In practical use, most people don't use ISDN for voice. Hardware manufactures have picked up on that fact and will usually
build the NT1 right into the device-- the device, then, is said to have a "built-in NT1" or have a "U Interface". Devices
that expect an external NT1 are usually described as having an "ST" interface and are less expensive than their NT1 Interface
counterparts. In most cases, when using ISDN for networking purposes, you will want to purchase a device with a built-in NT1.
Submitted by Tony F.:
In Europe connection to the ISDN network is via the 'S' interface. The difference being (in no technical terms) is that the
conversion from the signals on the coppper...to digital format is done by the service provider. In the US the ISDN
device that you buy does this bit as well. ie the customer pays [for and owns] the conversion [hardware].
Multilink PPP and BACP
Although ISDN is split into two channels, dialing two seperate [regular] PPP connections to an ISP is not desirable;
you would have two different IP addresses, and the best throughput possible in either direction is 64kbps (sending data
on one channel while receiving data on the other.) Since most "near side of the 'net" connections are primarily receiving data,
having the ability to mostly receive data is important. Enter Multilink PPP (MLPPP).
Simply put, Multilink PPP allows a single logical
PPP connection to span multiple physical connections. A newer protocol, the Bandwidth Allocation Control Protocol (BACP),
allows channels to be added and dropped dynamically, typically in response to higher utilization. Typically, MLPPP asks for
two phone numbers to dial, but the two phone numbers are usually identical. BACP will usually ask for the minimum and maximum
number of channels to connect. The minimum is generally 0 for outbound-only Internet connections, and 1 for "listening"
connections such as mail or Web servers; the maximum number of channels is
almost always 2.
See Dan Kegel's ISDN Page for much more ISDN information.
56k Connections, Analog
Ahh, the wonderful, ubiquitous 56k dialup connection. It's often all that's required for a small LAN to send and receive e-mail
and do some light Web browsing. Many ISPs only offer one POP e-mail account for a dialup connection, but there are other services
you can use to add POP accounts for free: Hotmail and Yahoo come to mind. Because you generally get one (varying) IP address,
some means of "hiding", or proxying, several "fake" IP addresses behind your single "real" IP address. See the section on NAT
for more information. Personally, I use WinRoute for this purpose. One of these days,
when I have the spare time (yeah-- right), I intend to get my Linux machine doing this via IP Masquerading. However, my
current configuration is working quite well, and fixing what's not broken tends to rank fairly low on the priority list.
56k Connections, Digital
A 56k digital connection is specially ordered from the phone company. Unlike regular phone lines, digital lines
understand the digital communication traversing them; the signals are repeated, rather than amplified (which will amplify noise
along with the signal.) So, the noise is removed, and the signal is regenerated. Remember, analog signals are amplified,
increasing noise along with signal, and digital signals are repeated, removing the noise and pushing clean, new data
down the wire. So, true digital lines have almost no difficulty with signal degradation or data corruption, compared to analog
communication. In Europe, the equivalent to a 56k line is a 64k digital line.

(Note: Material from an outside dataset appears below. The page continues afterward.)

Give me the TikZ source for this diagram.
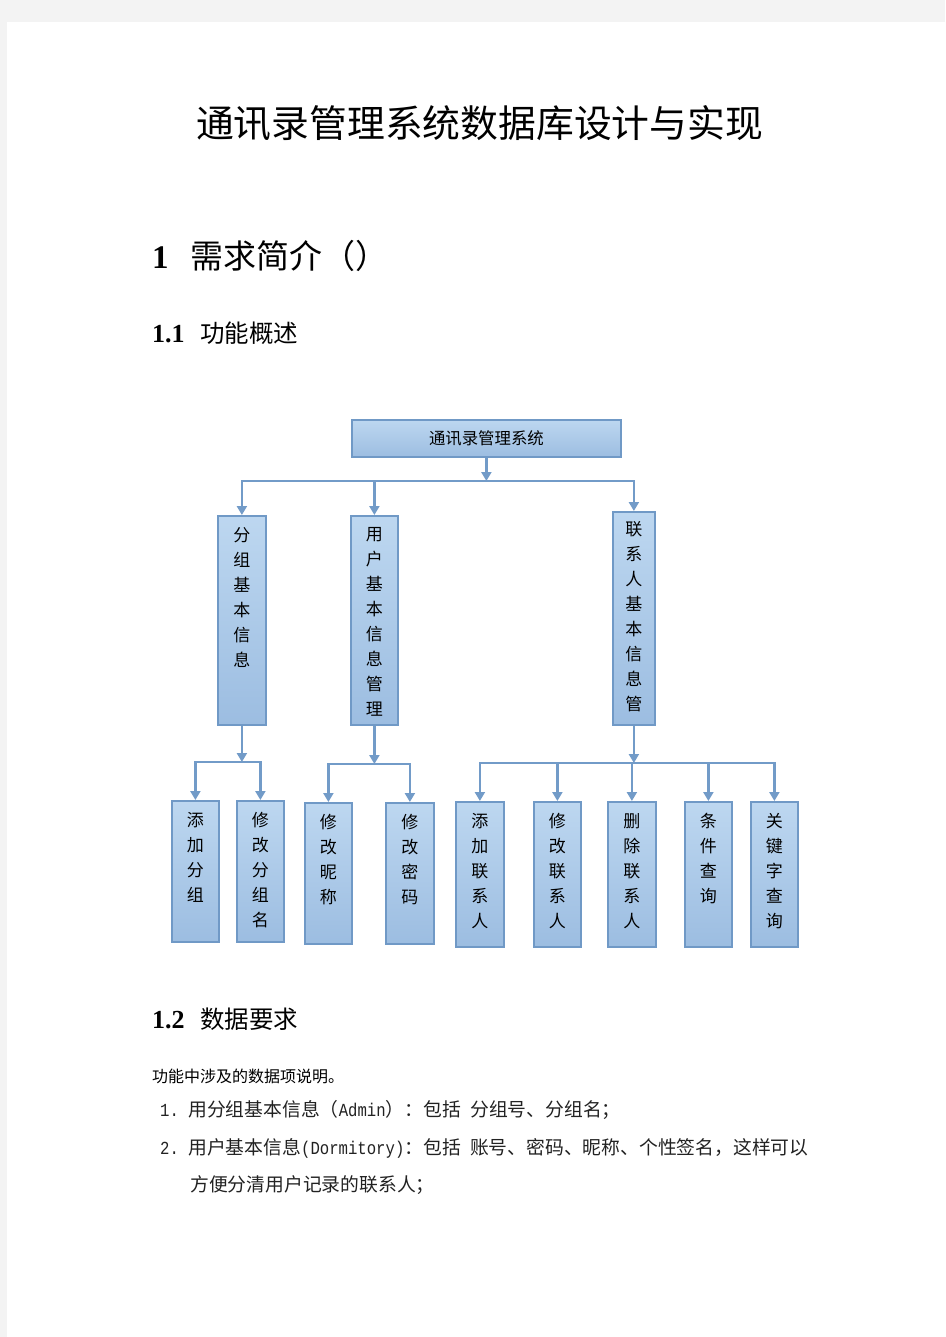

T1 lines were developed because the under-street tunnels in cities were getting clogged with copper wires carrying single conversations.
T1 lines digitallencoded 24 voice channels were digitally encoded using time-division multiplexing, and sent over two pair of copper, thereby
increasing the ability of copper to carry voice communications by a factor of 12. When two voice telephone switches are connected
by a T1 line, the voice communications encoded must be alternately encoded into channels, then decoded from T1 channels back into
discrete voice connections. The device that does this is called a CSU, or Channel Service Unit. Data communications specialists
quickly found T1 lines to be perfect carriers of data, as well. Since all data must be converted to digital "channels" before being
placed on the T1, a device called a Data Service Unit was designed to take a serial cable, and split its data into channels usable
by a CSU. So, a router is typically connected to a CSU/DSU, which encodes the data and transmits it over the T1 line. More recently,
the CSU/DSU is actually built in to the router. Still, a T1 line, from our standpoint, is just a serial cable extender.
In a nutshell, a way of creating virtual data links through a shared-bandwidth "cloud" of routers. Think of
hard-wired VPN connections through a private data network, without the encryption.
Routing Over WAN Links
Most of this document has covered networking methods that connect one computer directly to many computers, such as Ethernet or
Token Ring. WAN links are, however, point-to-point, so they are treated a bit differently. Remember, each hop between
communicating devices has the sole responsiblity of getting each packet to the next hop that is closer to the packet's destination.
Routing tables on Ethernet-connected machines typically include the IP address of the next router, since simply specifying "the
Ethernet interface" is not nearly specific enough. However, when routing over point-to-point links, next-hop specifications
often are, simply, "send packets for these destinations over the Serial0 interface." We don't need to specify IP addresses for
point-to-point connections (though many admins do), since the routing function can be completed simply by placing the packet
on the wire that will bring it to the next hop toward its destination. If this seems confusing, remember: neither the source
nor the destination IP address will change on the packet at any point between sending and receiving, though the layer 2 information will
be repeatedly stripped off and replaced, as needed, by the intermediate routers. (Network Address Translation is, of course, an
exception to this rule, since NAT alters both the IP and the (TCP or UDP) headers of all packets traversing a NAT router.)